Il piccolo schermo ci propina tutto il Natale consumistico e spettacolare, ma…
La televisione, impietosa e invadente, ci ricorda che siamo sotto Natale. Con l’avvicinarsi della festa, come ogni anno, il piccolo schermo ripropone una serie di film che ormai sono entrati a far parte della ritualità sociale legata alla Festa della Natività. E che, in fondo, si rivedono, di volta in volta, sempre volentieri, quasi a rinnovare anche attraverso il consumo televisivo la tradizione per l’appuntamento più atteso dell’anno da grandi e piccini.
I titoli delle pellicole che girano e rigirano sono quelli noti, da “Che fine ha fatto Santa Clause?” a “Mi sono perso il Natale”, da “Fred Claus, un fratello sotto l’albero” a “Santa Clause è nei guai”, da “Natale a quattro zampe” a “Una poltrona per due”. In parallelo torna l’offerta di film non propriamente natalizi ma “sempreverdi” per tutta la famiglia, soprattutto cartoon e prodotti di animazione; da “Ratatouille” a “Shrek”, ecco le ri-visioni intramontabili, capaci di strappare un sentimento compiaciuto agli spettatori di ogni età.
Gli altri programmi si adeguano al momento, vestendosi di bianco e di rosso e conformando allo spirito natalizio il loro formato tradizionale. È il caso, per esempio, di “Io canto Christmas”, con la conduzione di Gerry Scotti e di tutti quei talk-show che si riempiono di alberi di Natale e lustrini d’oro e d’argento, preparandosi alle lunghe dirette seral-notturne di fine anno per salutare il 2013 che se ne va e il 2014 che arriva.

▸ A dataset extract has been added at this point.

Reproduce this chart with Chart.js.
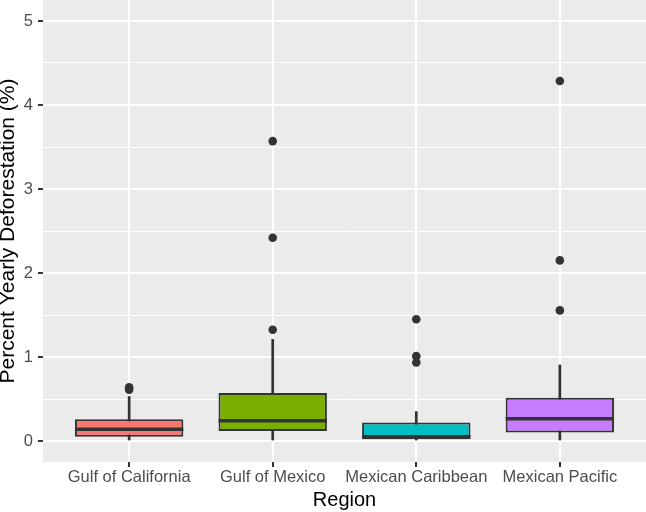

Siccome il Natale è una cosa seria, l’informazione non sta a guardare e nei telegiornali cresce la quantità di spazio dedicata ai “numeri” delle feste: quanti italiani resteranno a casa e quanti andranno in vacanza (e dove), quanto si spenderà per i regali e quali saranno quelli più acquistati, che cosa ci sarà sulle tavole dei nostri connazionali la sera della vigilia, il pranzo del 25 dicembre, la sera del 31 dicembre e il pranzo del 1° gennaio, a che cosa sarà destinata la tredicesima…
E la pubblicità? Nonostante la crisi, le feste natalizie sono l’occasione per un’impennata dei consumi e gli inserzionisti lo sanno bene, al punto da rispolverare spot non sempre nuovi con il “solito” Babbo Natale pronto a consigliare di tutto, dal panettone alla tariffa telefonica più conveniente, sotto un sorriso bonario che nasconde la seduzione consumistica.
Proprio il barbuto e pacioccone anziano con la barba, vestito di rosso bordato di bianco, è il protagonista assoluto dell’offerta televisiva natalizia e, di conseguenza, dell’immaginario collettivo degli spettatori, pronti a seguire non soltanto i suoi inviti a essere più buoni ma anche (anzi, soprattutto) i suoi consigli per gli acquisti.
Come dimenticare, del resto, che lui stesso – Babbo Natale – deve i colori della sua “tuta da lavoro” a uno sponsor fra i più diffusi al mondo? Fu la Coca Cola, infatti, a scegliere qualche lustro fa Santa Klaus, figura della narrativa e della mitologia nordica, come testimonial per la nota bevanda gassata, ridisegnando il personaggio con i colori del marchio: il verde e il marrone caratteristici del suo abbigliamento da ambiente boschivo divennero così il rosso e il bianco ormai “tradizionali”.
Il vero protagonista del Santo Natale resta in ombra e in silenzio. Nella maggior parte dei casi Gesù Bambino viene ricordato soltanto nel presepe, come elemento puramente decorativo, dimenticando che la festa natalizia è in suo onore. Dalla tv contemporanea, schiava delle logiche dell’audience e del mercato, sarebbe ingenuo pretendere una conversione verso i valori più profondi o la rinuncia a qualsiasi istanza commerciale. Ma se, almeno sotto Natale, la qualità della programmazione avesse un sussulto di dignità al di là del marketing, ne saremmo cristianamente contenti.